SUPPLIED INFORMATION
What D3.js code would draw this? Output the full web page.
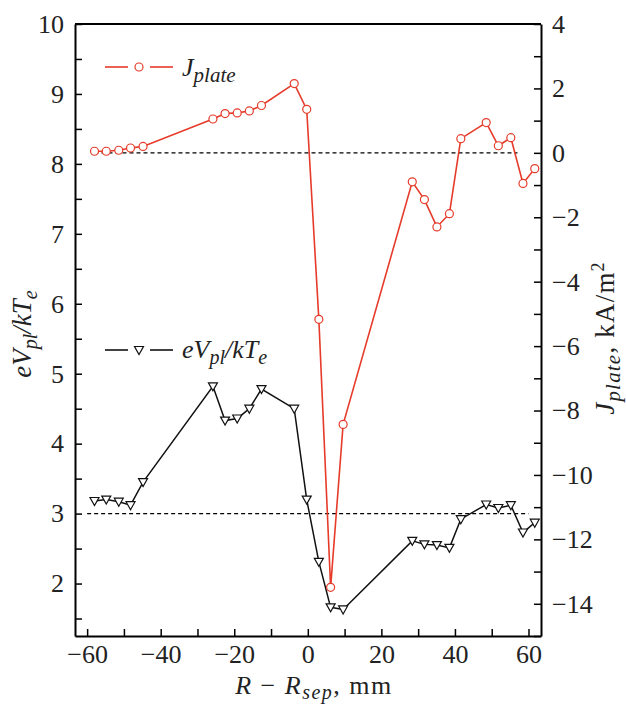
<!DOCTYPE html>
<html>
<head>
<meta charset="utf-8">
<script src="https://cdn.jsdelivr.net/npm/d3@7"></script>
<style>
  body { margin: 0; background: #fff; }
  svg { display: block; font-family: "Liberation Serif", "Times New Roman", serif; }
</style>
</head>
<body>
<div id="chart"></div>
<script>
// distance from separatrix, mm
var rPos = [-58.0, -54.8, -51.4, -48.2, -44.8, -25.8, -22.5, -19.2, -15.9, -12.6, -3.7, -0.3,
  3.0, 6.2, 9.6, 28.4, 31.7, 35.1, 38.5, 41.6, 48.5, 51.8, 55.2, 58.5, 61.7];
// plate current density, kA/m2 (right axis)
var jPlate = [0.05, 0.05, 0.08, 0.15, 0.2, 1.05, 1.22, 1.24, 1.3, 1.47, 2.15, 1.35,
  -5.17, -13.49, -8.43, -0.9, -1.45, -2.3, -1.89, 0.44, 0.94, 0.22, 0.47, -0.95, -0.49];
// eVpl/kTe (left axis)
var eVpl = [3.18, 3.2, 3.17, 3.12, 3.45, 4.82, 4.33, 4.36, 4.5, 4.78, 4.5, 3.2,
  2.31, 1.66, 1.63, 2.61, 2.56, 2.55, 2.51, 2.92, 3.13, 3.08, 3.12, 2.73, 2.87];

var xTicks = [-60, -50, -40, -30, -20, -10, 0, 10, 20, 30, 40, 50, 60];
var leftTicks = [1.5, 2, 2.5, 3, 3.5, 4, 4.5, 5, 5.5, 6, 6.5, 7, 7.5, 8, 8.5, 9, 9.5, 10];
var rightTicks = [-15, -14, -13, -12, -11, -10, -9, -8, -7, -6, -5, -4, -3, -2, -1, 0, 1, 2, 3, 4];

var red = "#e63b2a";
var serif = '"Liberation Serif", "Times New Roman", serif';
var W = 626, H = 704;
var pLeft = 75, pRight = 541, pTop = 24, pBottom = 636;

var svg = d3.select("#chart").append("svg").attr("width", W).attr("height", H)
  .attr("font-family", serif);

var x = d3.scaleLinear().domain([-63.3, 63.4]).range([pLeft, pRight]);
var yL = d3.scaleLinear().domain([1.25, 10]).range([pBottom, pTop]);
var yR = d3.scaleLinear().domain([-15, 4]).range([pBottom, pTop]);

// axes, ticks pointing inwards
function styleAxis(g) {
  g.attr("font-family", serif).attr("font-size", 26);
  g.select(".domain").attr("stroke-width", 2);
  g.selectAll(".tick line").attr("stroke-width", 1.5);
  g.selectAll(".tick text").attr("fill", "#222");
}
var minus = function (v) { return v < 0 ? "\u2212" + Math.abs(v) : "" + v; };

svg.append("g").attr("transform", "translate(0," + pBottom + ")")
  .call(d3.axisBottom(x).tickValues(xTicks).tickSizeInner(-7).tickSizeOuter(0).tickPadding(9)
    .tickFormat(function (d) { return d % 20 === 0 ? minus(d) : ""; }))
  .call(styleAxis);

svg.append("g").attr("transform", "translate(" + pLeft + ",0)")
  .call(d3.axisLeft(yL).tickValues(leftTicks).tickSizeInner(-7).tickSizeOuter(0).tickPadding(11)
    .tickFormat(function (d) { return d % 1 === 0 ? d : ""; }))
  .call(styleAxis);

svg.append("g").attr("transform", "translate(" + pRight + ",0)")
  .call(d3.axisRight(yR).tickValues(rightTicks).tickSizeInner(-7).tickSizeOuter(0).tickPadding(11)
    .tickFormat(function (d) { return d % 2 === 0 && d > -15 ? minus(d) : ""; }))
  .call(styleAxis);

svg.append("line").attr("x1", pLeft).attr("x2", pRight).attr("y1", pTop).attr("y2", pTop)
  .attr("stroke", "#000").attr("stroke-width", 2);

// reference dashed lines
svg.append("line").attr("x1", x(-58)).attr("x2", x(57)).attr("y1", yR(0)).attr("y2", yR(0))
  .attr("stroke", "#000").attr("stroke-width", 1.3).attr("stroke-dasharray", "4,3");
svg.append("line").attr("x1", x(-60)).attr("x2", x(60)).attr("y1", yL(3)).attr("y2", yL(3))
  .attr("stroke", "#000").attr("stroke-width", 1.3).attr("stroke-dasharray", "4,3");

var tri = "M-4.5,-3.5L4.5,-3.5L0,4.5Z";

// eVpl/kTe series
var lineL = d3.line().x(function (d, i) { return x(rPos[i]); }).y(function (d) { return yL(d); });
svg.append("path").datum(eVpl).attr("d", lineL).attr("fill", "none")
  .attr("stroke", "#111").attr("stroke-width", 1.5);
svg.append("g").selectAll("path").data(eVpl).join("path")
  .attr("d", tri)
  .attr("transform", function (d, i) { return "translate(" + x(rPos[i]) + "," + yL(d) + ")"; })
  .attr("fill", "#fff").attr("stroke", "#111").attr("stroke-width", 1.2);

// J plate series
var lineR = d3.line().x(function (d, i) { return x(rPos[i]); }).y(function (d) { return yR(d); });
svg.append("path").datum(jPlate).attr("d", lineR).attr("fill", "none")
  .attr("stroke", red).attr("stroke-width", 1.6);
svg.append("g").selectAll("circle").data(jPlate).join("circle")
  .attr("cx", function (d, i) { return x(rPos[i]); })
  .attr("cy", function (d) { return yR(d); })
  .attr("r", 4).attr("fill", "#fff").attr("stroke", red).attr("stroke-width", 1.2);

// legend
function legendRow(y, color, marker) {
  var g = svg.append("g");
  g.append("line").attr("x1", 105).attr("x2", 128).attr("y1", y).attr("y2", y)
    .attr("stroke", color).attr("stroke-width", 1.6);
  g.append("line").attr("x1", 150).attr("x2", 173).attr("y1", y).attr("y2", y)
    .attr("stroke", color).attr("stroke-width", 1.6);
  if (marker === "circle") {
    g.append("circle").attr("cx", 139).attr("cy", y).attr("r", 4)
      .attr("fill", "#fff").attr("stroke", color).attr("stroke-width", 1.2);
  } else {
    g.append("path").attr("d", tri).attr("transform", "translate(139," + y + ")")
      .attr("fill", "#fff").attr("stroke", color).attr("stroke-width", 1.2);
  }
  return g;
}
var l1 = legendRow(67, red, "circle");
var t1 = l1.append("text").attr("x", 182).attr("y", 76).attr("font-size", 26)
  .attr("font-style", "italic").attr("fill", "#222");
t1.append("tspan").text("J");
t1.append("tspan").attr("font-size", 21).attr("dy", 6).text("plate");

var l2 = legendRow(350, "#111", "tri");
var t2 = l2.append("text").attr("x", 182).attr("y", 358).attr("font-size", 26)
  .attr("font-style", "italic").attr("fill", "#222");
t2.append("tspan").text("eV");
t2.append("tspan").attr("font-size", 20).attr("dy", 6).text("pl");
t2.append("tspan").attr("dy", -6).text("/kT");
t2.append("tspan").attr("font-size", 20).attr("dy", 6).text("e");

// axis titles
var xt = svg.append("text").attr("x", 314).attr("y", 694).attr("text-anchor", "middle")
  .attr("font-size", 26).attr("letter-spacing", 1.5).attr("fill", "#222");
xt.append("tspan").attr("font-style", "italic").text("R");
xt.append("tspan").text(" \u2212 ");
xt.append("tspan").attr("font-style", "italic").text("R");
xt.append("tspan").attr("font-style", "italic").attr("font-size", 20).attr("dy", 5).text("sep");
xt.append("tspan").attr("dy", -5).text(", mm");

var yt = svg.append("text").attr("transform", "translate(31,334) rotate(-90)")
  .attr("text-anchor", "middle").attr("font-size", 27).attr("font-style", "italic").attr("fill", "#222");
yt.append("tspan").text("eV");
yt.append("tspan").attr("font-size", 20).attr("dy", 6).text("pl");
yt.append("tspan").attr("dy", -6).text("/kT");
yt.append("tspan").attr("font-size", 20).attr("dy", 6).text("e");

var rt = svg.append("text").attr("transform", "translate(614,338) rotate(-90)")
  .attr("text-anchor", "middle").attr("font-size", 27).attr("letter-spacing", 1.2).attr("fill", "#222");
rt.append("tspan").attr("font-style", "italic").text("J");
rt.append("tspan").attr("font-style", "italic").attr("font-size", 21).attr("dy", 6).text("plate");
rt.append("tspan").attr("dy", -6).text(", kA/m");
rt.append("tspan").attr("font-size", 18).attr("dy", -10).text("2");
</script>
</body>
</html>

WORK TO DO
Your task is to reproduce exactly the lines from the start of the data above through the line containing "d3.scaleLinear().domain([-15, 4]).range([pBottom, pTop]);", leaving every picture out.

TASK RESPONSE
What D3.js code would draw this? Output the full web page.
<!DOCTYPE html>
<html>
<head>
<meta charset="utf-8">
<script src="https://cdn.jsdelivr.net/npm/d3@7"></script>
<style>
  body { margin: 0; background: #fff; }
  svg { display: block; font-family: "Liberation Serif", "Times New Roman", serif; }
</style>
</head>
<body>
<div id="chart"></div>
<script>
// distance from separatrix, mm
var rPos = [-58.0, -54.8, -51.4, -48.2, -44.8, -25.8, -22.5, -19.2, -15.9, -12.6, -3.7, -0.3,
  3.0, 6.2, 9.6, 28.4, 31.7, 35.1, 38.5, 41.6, 48.5, 51.8, 55.2, 58.5, 61.7];
// plate current density, kA/m2 (right axis)
var jPlate = [0.05, 0.05, 0.08, 0.15, 0.2, 1.05, 1.22, 1.24, 1.3, 1.47, 2.15, 1.35,
  -5.17, -13.49, -8.43, -0.9, -1.45, -2.3, -1.89, 0.44, 0.94, 0.22, 0.47, -0.95, -0.49];
// eVpl/kTe (left axis)
var eVpl = [3.18, 3.2, 3.17, 3.12, 3.45, 4.82, 4.33, 4.36, 4.5, 4.78, 4.5, 3.2,
  2.31, 1.66, 1.63, 2.61, 2.56, 2.55, 2.51, 2.92, 3.13, 3.08, 3.12, 2.73, 2.87];

var xTicks = [-60, -50, -40, -30, -20, -10, 0, 10, 20, 30, 40, 50, 60];
var leftTicks = [1.5, 2, 2.5, 3, 3.5, 4, 4.5, 5, 5.5, 6, 6.5, 7, 7.5, 8, 8.5, 9, 9.5, 10];
var rightTicks = [-15, -14, -13, -12, -11, -10, -9, -8, -7, -6, -5, -4, -3, -2, -1, 0, 1, 2, 3, 4];

var red = "#e63b2a";
var serif = '"Liberation Serif", "Times New Roman", serif';
var W = 626, H = 704;
var pLeft = 75, pRight = 541, pTop = 24, pBottom = 636;

var svg = d3.select("#chart").append("svg").attr("width", W).attr("height", H)
  .attr("font-family", serif);

var x = d3.scaleLinear().domain([-63.3, 63.4]).range([pLeft, pRight]);
var yL = d3.scaleLinear().domain([1.25, 10]).range([pBottom, pTop]);
var yR = d3.scaleLinear().domain([-15, 4]).range([pBottom, pTop]);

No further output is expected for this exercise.